Amém

Meu ombro e meu braço direito ainda doem, mas já consigo digitar sem fazer tantas caretas e soltar alguns ais e uis. Digito devagar, no ritmo que a dor me impôs. É como dizem: uma hora o corpo te obriga a diminuir o ritmo. Só parece que não sou inteligente o suficiente para aprender a lição de forma definitiva. Porque já fui obrigada a diminuir o ritmo antes. Morar em São Paulo talvez não ajude, onde partículas de ansiedade podem ser captadas no ar. Só que eu amo São Paulo. E aprendi a entrar em alguns lugares (quando podíamos andar pelas ruas) quando me sentia sufocada pelos passos apressados nas calçadas e pelas buzinas tocadas por pessoas à beira da insanidade: livrarias principalmente. Com café então, era como sair do inferno direto para o paraíso. Perto dos livros, a calma me toma. Cada um com seu templo.

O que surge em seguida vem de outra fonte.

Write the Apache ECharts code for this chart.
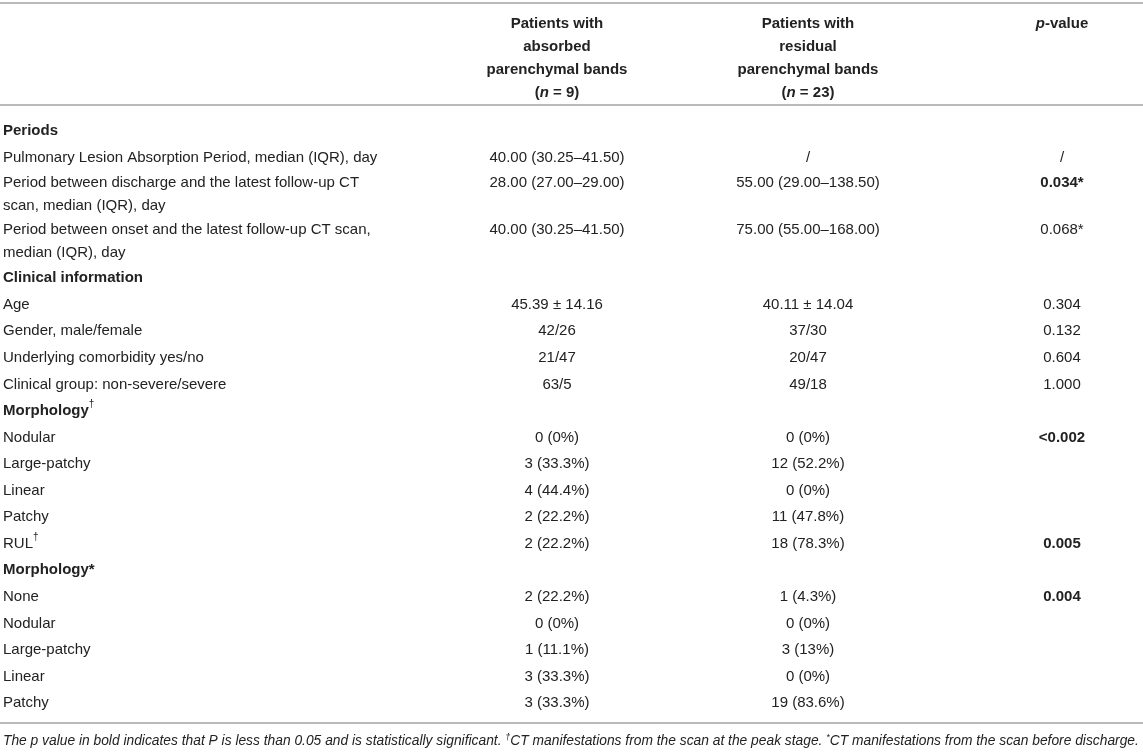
<!DOCTYPE html>
<html>
<head>
<meta charset="utf-8">
<script src="https://cdn.jsdelivr.net/npm/echarts@6/dist/echarts.min.js"></script>
<style>
  html, body { margin: 0; padding: 0; background: #fff; }
  #table { width: 1143px; height: 752px; }
</style>
</head>
<body>
<div id="table"></div>
<script>
var columnHeaders = [
  '',
  'Patients with\nabsorbed\nparenchymal bands\n({it|n} = 9)',
  'Patients with\nresidual\nparenchymal bands\n({it|n} = 23)',
  '{it|p}-value'
];
var rowLabels = [
  'Periods',
  'Pulmonary Lesion Absorption Period, median (IQR), day',
  'Period between discharge and the latest follow-up CT\nscan, median (IQR), day',
  'Period between onset and the latest follow-up CT scan,\nmedian (IQR), day',
  'Clinical information',
  'Age',
  'Gender, male/female',
  'Underlying comorbidity yes/no',
  'Clinical group: non-severe/severe',
  'Morphology†',
  'Nodular',
  'Large-patchy',
  'Linear',
  'Patchy',
  'RUL†',
  'Morphology*',
  'None',
  'Nodular',
  'Large-patchy',
  'Linear',
  'Patchy'
];
var rowKinds = [
  'section', 'item', 'item', 'item',
  'section', 'item', 'item', 'item', 'item',
  'section', 'item', 'item', 'item', 'item', 'item',
  'section', 'item', 'item', 'item', 'item', 'item'
];
var absorbed = [
  '', '40.00 (30.25–41.50)', '28.00 (27.00–29.00)', '40.00 (30.25–41.50)',
  '', '45.39 ± 14.16', '42/26', '21/47', '63/5',
  '', '0 (0%)', '3 (33.3%)', '4 (44.4%)', '2 (22.2%)', '2 (22.2%)',
  '', '2 (22.2%)', '0 (0%)', '1 (11.1%)', '3 (33.3%)', '3 (33.3%)'
];
var residual = [
  '', '/', '55.00 (29.00–138.50)', '75.00 (55.00–168.00)',
  '', '40.11 ± 14.04', '37/30', '20/47', '49/18',
  '', '0 (0%)', '12 (52.2%)', '0 (0%)', '11 (47.8%)', '18 (78.3%)',
  '', '1 (4.3%)', '0 (0%)', '3 (13%)', '0 (0%)', '19 (83.6%)'
];
var pValues = [
  '', '/', '0.034*', '0.068*',
  '', '0.304', '0.132', '0.604', '1.000',
  '', '<0.002', '', '', '', '0.005',
  '', '0.004', '', '', '', ''
];
var footnote = 'The p value in bold indicates that P is less than 0.05 and is statistically significant. ' +
  '{sup|†}CT manifestations from the scan at the peak stage. {sup|*}CT manifestations from the scan before discharge.';

(function() {
  var FAMILY = '"Liberation Sans", Arial, Helvetica, sans-serif';
  var ink = '#222222';
  var rule = '#a3a3a3';
  var LINE_H = 23;       // px between lines inside a cell
  var EXTRA = 0.77;      // row units added for each extra line
  var HEADER_FIRST = -3.54;
  var colX = [3, 557, 808, 1062];
  var colAlign = ['left', 'center', 'center', 'center'];

  function font(weight, style, size) {
    return (style || 'normal') + ' ' + (weight || 'normal') + ' ' + (size || 15) + 'px ' + FAMILY;
  }
  function lines(s) { return s.split('\n').length; }
  function mark(s) { return s.replace(/†/g, '{sup|†}'); }
  function significant(p) {
    var v = parseFloat(p.replace('<', ''));
    return !isNaN(v) && v < 0.05;
  }

  var rich = {
    sup: { font: font('normal', 'normal', 10), verticalAlign: 'top', lineHeight: 15 },
    it: { font: font('bold', 'italic', 15) }
  };

  // row centres in row units, built from the label line counts
  var rowCenter = [], top = 0;
  rowLabels.forEach(function(l) {
    var span = 1 + (lines(l) - 1) * EXTRA;
    rowCenter.push(top + span / 2);
    top += span;
  });
  var bodyEnd = top;

  function cell(x, y, text, align, bold) {
    return {
      type: 'text', x: x, y: y,
      style: {
        text: text, font: font(bold ? 'bold' : 'normal'), fill: ink,
        align: align, verticalAlign: 'top', lineHeight: LINE_H, rich: rich
      }
    };
  }

  var chart = echarts.init(document.getElementById('table'), null, { renderer: 'canvas' });
  chart.setOption({
    animation: false,
    grid: { left: 0, right: 0, top: 0, bottom: 0 },
    xAxis: { type: 'value', min: 0, max: 1, show: false },
    yAxis: { type: 'value', inverse: true, min: -4.432, max: 23.881, show: false },
    graphic: [{
      type: 'text', left: 3, top: 733,
      style: {
        text: footnote, font: font('normal', 'italic', 13.8), fill: ink, lineHeight: 16,
        rich: { sup: { font: font('normal', 'italic', 9), verticalAlign: 'top', lineHeight: 10 } }
      }
    }],
    series: [{
      type: 'custom',
      name: 'header',
      data: [[0, HEADER_FIRST]],
      renderItem: function(params, api) {
        var y = api.coord([api.value(0), api.value(1)])[1] - LINE_H / 2;
        var children = [];
        for (var c = 1; c < columnHeaders.length; c++) {
          children.push(cell(colX[c], y, columnHeaders[c], colAlign[c], true));
        }
        return { type: 'group', children: children };
      }
    }, {
      type: 'custom',
      name: 'body',
      data: rowCenter.map(function(v) { return [0, v]; }),
      renderItem: function(params, api) {
        var i = params.dataIndex;
        var yc = api.coord([api.value(0), api.value(1)])[1];
        var y = yc - lines(rowLabels[i]) * LINE_H / 2;
        return {
          type: 'group',
          children: [
            cell(colX[0], y, mark(rowLabels[i]), colAlign[0], rowKinds[i] === 'section'),
            cell(colX[1], y, absorbed[i], colAlign[1], false),
            cell(colX[2], y, residual[i], colAlign[2], false),
            cell(colX[3], y, pValues[i], colAlign[3], significant(pValues[i]))
          ]
        };
      },
      markLine: {
        silent: true,
        symbol: 'none',
        label: { show: false },
        lineStyle: { color: rule, type: 'solid', width: 1.5 },
        data: [{ yAxis: -4.33 }, { yAxis: -0.48 }, { yAxis: bodyEnd + 0.25 }]
      }
    }]
  });
  window.addEventListener('resize', function() { chart.resize(); });
})();
</script>
</body>
</html>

Nesses dias de dores, tantas outras além daquela no meu braço e ombro (a pandemia não acabou, as crianças continuam trancadas em casa, nossos pais, assim como nós, seguem envelhecendo, o dinheiro nem sempre dá para as contas, continuamos matando jovens negros), sigo na companhia dos livros e das personagens que misturo com pessoas de carne e osso que conheço. Será que alguém me entende quando digo que Carolina Maria de Jesus tem segurado a minha mão em vários momentos? Estanco um grito e escuto sua voz me encorajando: vai, filha, vai… Escuto Kehinde, escuto Amina, escuto Anna, escuto minha vó Cida e minha vó Eslava, escuto minha mãe: vai, filha, vai…

Como você lê tanto, Luciana, como consegue? A pergunta que escuto quase diariamente. Você não trabalha (sim, e trabalho muito com livros)? Você não come (sim, bastante, muitas vezes lendo ao mesmo tempo)? Você não dorme (pouco, é verdade)? Você não vê tevê (quase nada)? Algumas perguntas são mera curiosidade. Algumas vêm com o peso da afronta: só uma pessoa tão desocupada pode ler tanto assim, não? Algumas vêm revestidas de receita doce:

Sabe por que você tem essas dores, Luciana? Porque você não reza.

Dei de ombros (mesmo dolorido – quiçá por falta de reza). Como já disse: cada um com seu templo. Eu já rezei com texto de Clarice Lispector. Não peço que ninguém reze comigo. Em troca, espero que ninguém me obrigue a rezar de modo diferente.